Your incisive editorial (“The Guardian view of offshore wind: cheaper and greener,” 14 September; https://www.theguardian.com/commentisfree/2017/sep/13/the-guardian-view-of-offshore-wind-cheaper-and-greener) makes many strong points, not least highlighting the exigencies of potential security compromises and terrorism vulnerabilities of the planned new nuclear reactor at Hinkley Point.
But there is a fatal flaw in the arguments you set out, which merits challenge. The Editorial asserts: “Nuclear power has a trump card: it is a zero-carbon technology which delivers a continuous, uninterrupted supply.”
This is demonstrably untrue.
On the latter point, you only have to consult published the operating record of nuclear reactors to see this is an unsustainable claim.
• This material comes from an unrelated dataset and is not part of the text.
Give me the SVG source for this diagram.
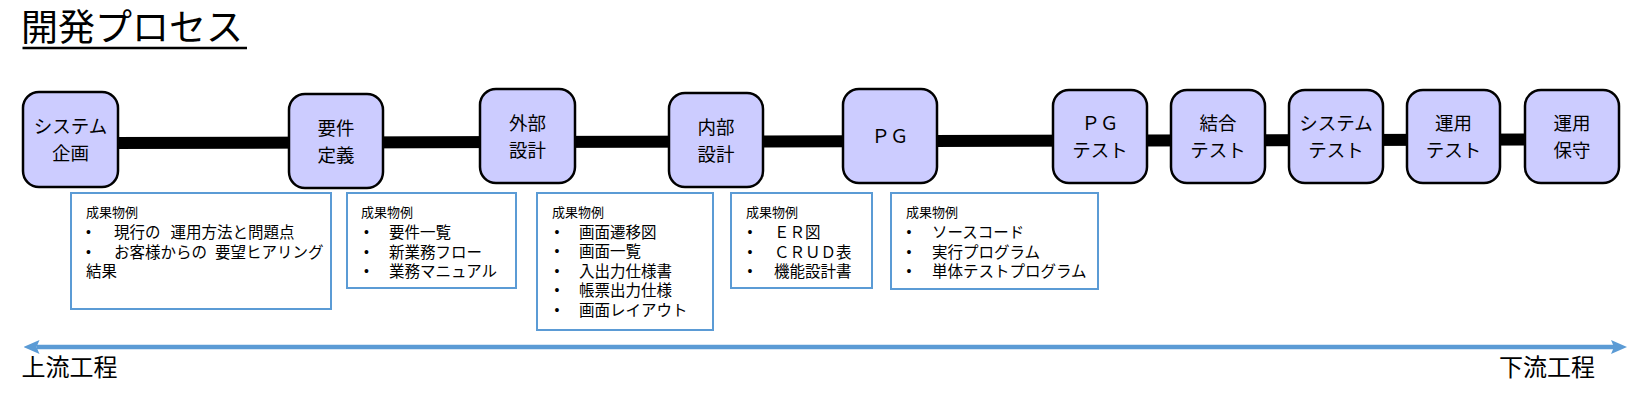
<svg xmlns="http://www.w3.org/2000/svg" width="1642" height="402" viewBox="0 0 1642 402">
<defs>
<style>
.jp{font-family:"Noto Sans CJK JP","Noto Sans",sans-serif;fill:#000}
.title{font-size:37px}
.node rect{fill:#CCCCFF;stroke:#000;stroke-width:2.5}
.node text{font-size:18.5px;text-anchor:middle}
.desc rect{fill:#fff;stroke:#5B9BD5;stroke-width:2}
.hd{font-size:13px}
.it{font-size:15.5px}
.bl{font-family:"Liberation Sans",sans-serif;font-size:14px;text-anchor:middle}
.flow{font-size:24px}
</style>
<marker id="ah" viewBox="0 0 16 14" markerWidth="16" markerHeight="14" refX="3" refY="7" orient="auto-start-reverse" markerUnits="userSpaceOnUse">
<path d="M0,0 L16,7 L0,14 L3,7 Z" fill="#5B9BD5"/>
</marker>
</defs>
<rect width="1642" height="402" fill="#fff"/>

<g id="title">
<text class="jp title" x="21" y="41">開発プロセス</text>
<line x1="22.5" y1="48" x2="247" y2="48" stroke="#000" stroke-width="2.5"/>
</g>

<g id="connectors">
<line x1="110" y1="143" x2="1530" y2="139.5" stroke="#000" stroke-width="12"/>
<line x1="36.5" y1="347" x2="1614" y2="347" stroke="#5B9BD5" stroke-width="4.5" marker-start="url(#ah)" marker-end="url(#ah)"/>
</g>

<g id="n1" class="node"><rect x="23" y="92" width="95" height="95" rx="16"/><text class="jp" x="70.5" y="133"><tspan x="70.5">システム</tspan><tspan x="70.5" dy="27">企画</tspan></text></g>
<g id="n2" class="node"><rect x="289" y="94" width="94" height="94" rx="16"/><text class="jp" x="336" y="134.5"><tspan x="336">要件</tspan><tspan x="336" dy="27">定義</tspan></text></g>
<g id="n3" class="node"><rect x="480" y="89" width="95" height="94" rx="16"/><text class="jp" x="527.5" y="129.5"><tspan x="527.5">外部</tspan><tspan x="527.5" dy="27">設計</tspan></text></g>
<g id="n4" class="node"><rect x="669" y="93" width="94" height="94" rx="16"/><text class="jp" x="716" y="133.5"><tspan x="716">内部</tspan><tspan x="716" dy="27">設計</tspan></text></g>
<g id="n5" class="node"><rect x="843" y="89" width="94" height="94" rx="16"/><text class="jp" x="890" y="143">ＰＧ</text></g>
<g id="n6" class="node"><rect x="1053" y="90" width="94" height="93" rx="16"/><text class="jp" x="1100" y="130"><tspan x="1100">ＰＧ</tspan><tspan x="1100" dy="27">テスト</tspan></text></g>
<g id="n7" class="node"><rect x="1171" y="90" width="94" height="93" rx="16"/><text class="jp" x="1218" y="130"><tspan x="1218">結合</tspan><tspan x="1218" dy="27">テスト</tspan></text></g>
<g id="n8" class="node"><rect x="1289" y="90" width="94" height="93" rx="16"/><text class="jp" x="1336" y="130"><tspan x="1336">システム</tspan><tspan x="1336" dy="27">テスト</tspan></text></g>
<g id="n9" class="node"><rect x="1407" y="90" width="93" height="93" rx="16"/><text class="jp" x="1453.5" y="130"><tspan x="1453.5">運用</tspan><tspan x="1453.5" dy="27">テスト</tspan></text></g>
<g id="n10" class="node"><rect x="1525" y="90" width="94" height="93" rx="16"/><text class="jp" x="1572" y="130"><tspan x="1572">運用</tspan><tspan x="1572" dy="27">保守</tspan></text></g>

<g id="d1" class="desc"><rect x="71" y="193" width="260" height="116"/>
<text class="jp hd" x="86" y="217">成果物例</text>
<text class="bl" x="88.5" y="237">•</text><text class="jp it" x="114" y="238">現行の<tspan dx="10">運用方法と問題点</tspan></text>
<text class="bl" x="88.5" y="256.5">•</text><text class="jp it" x="114" y="257.5">お客様からの<tspan dx="8">要望ヒアリング</tspan></text>
<text class="jp it" x="86" y="277">結果</text>
</g>
<g id="d2" class="desc"><rect x="347" y="193" width="169" height="95"/>
<text class="jp hd" x="361" y="217">成果物例</text>
<text class="bl" x="366.5" y="237">•</text><text class="jp it" x="389" y="238">要件一覧</text>
<text class="bl" x="366.5" y="256.5">•</text><text class="jp it" x="389" y="257.5">新業務フロー</text>
<text class="bl" x="366.5" y="276">•</text><text class="jp it" x="389" y="277">業務マニュアル</text>
</g>
<g id="d3" class="desc"><rect x="537" y="193" width="176" height="137"/>
<text class="jp hd" x="552" y="217">成果物例</text>
<text class="bl" x="557" y="236.5">•</text><text class="jp it" x="579" y="237.5">画面遷移図</text>
<text class="bl" x="557" y="256">•</text><text class="jp it" x="579" y="257">画面一覧</text>
<text class="bl" x="557" y="275.5">•</text><text class="jp it" x="579" y="276.5">入出力仕様書</text>
<text class="bl" x="557" y="295">•</text><text class="jp it" x="579" y="296">帳票出力仕様</text>
<text class="bl" x="557" y="314.5">•</text><text class="jp it" x="579" y="315.5">画面レイアウト</text>
</g>
<g id="d4" class="desc"><rect x="731" y="193" width="141" height="95"/>
<text class="jp hd" x="746" y="217">成果物例</text>
<text class="bl" x="750" y="237">•</text><text class="jp it" x="774" y="238">ＥＲ図</text>
<text class="bl" x="750" y="256.5">•</text><text class="jp it" x="774" y="257.5">ＣＲＵＤ表</text>
<text class="bl" x="750" y="276">•</text><text class="jp it" x="774" y="277">機能設計書</text>
</g>
<g id="d5" class="desc"><rect x="891" y="193" width="207" height="96"/>
<text class="jp hd" x="906" y="217">成果物例</text>
<text class="bl" x="909" y="237">•</text><text class="jp it" x="932" y="238">ソースコード</text>
<text class="bl" x="909" y="256.5">•</text><text class="jp it" x="932" y="257.5">実行プログラム</text>
<text class="bl" x="909" y="276">•</text><text class="jp it" x="932" y="277">単体テストプログラム</text>
</g>

<g id="labels">
<text class="jp flow" x="21.5" y="376">上流工程</text>
<text class="jp flow" x="1499" y="376">下流工程</text>
</g>
</svg>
All reactors have lengthy planned outages (shut downs) for operational reasons; some have significant unplanned outages due to operational failures; and in the extreme case of post-accident safety prudence, such as in Japan, their 54 reactors were all closed for years ( nearly 50 still are closed) after the 2011 Fukushima Daiichi accident, and become hugely expensive “stranded assets.”
On the former point on alleged zero carbon status of nuclear plants, you repeat a similarly erroneous assertion made in your editorial of I October 2005 (“Pre-empting debate,”) where you wrote: “The big advantage of nuclear generation is that it does not produce environmentally degrading emissions in the way that fossil fuel generation does."
You kindly printed my response to this assertion (“There is nothing green about Blair's nuclear dream: to assess the industry's environmental impact, we must look at the whole fuel cycle (https://www.theguardian.com/politics/2005/oct/20/greenpolitics.world) in which I set out in some detail the various ways the carbon footprint of nuclear power is substantial, if the whole ‘cradle-to-grave nuclear fuel chain ( ie uranium mining, milling, enrichment, fuel production, in-reactor fuel irradiation, storage and ultimate final long term management), is properly calculated.
I pointed out then that nuclear industry proponents, such as those gathered at this week’s World Nuclear Association jamboree in London, are fond of spreading deliberate fake news such as describing nuclear energy as "non-carbon emitting."
It is about time this dangerously misleading falsehood was confined to the dustbin of history.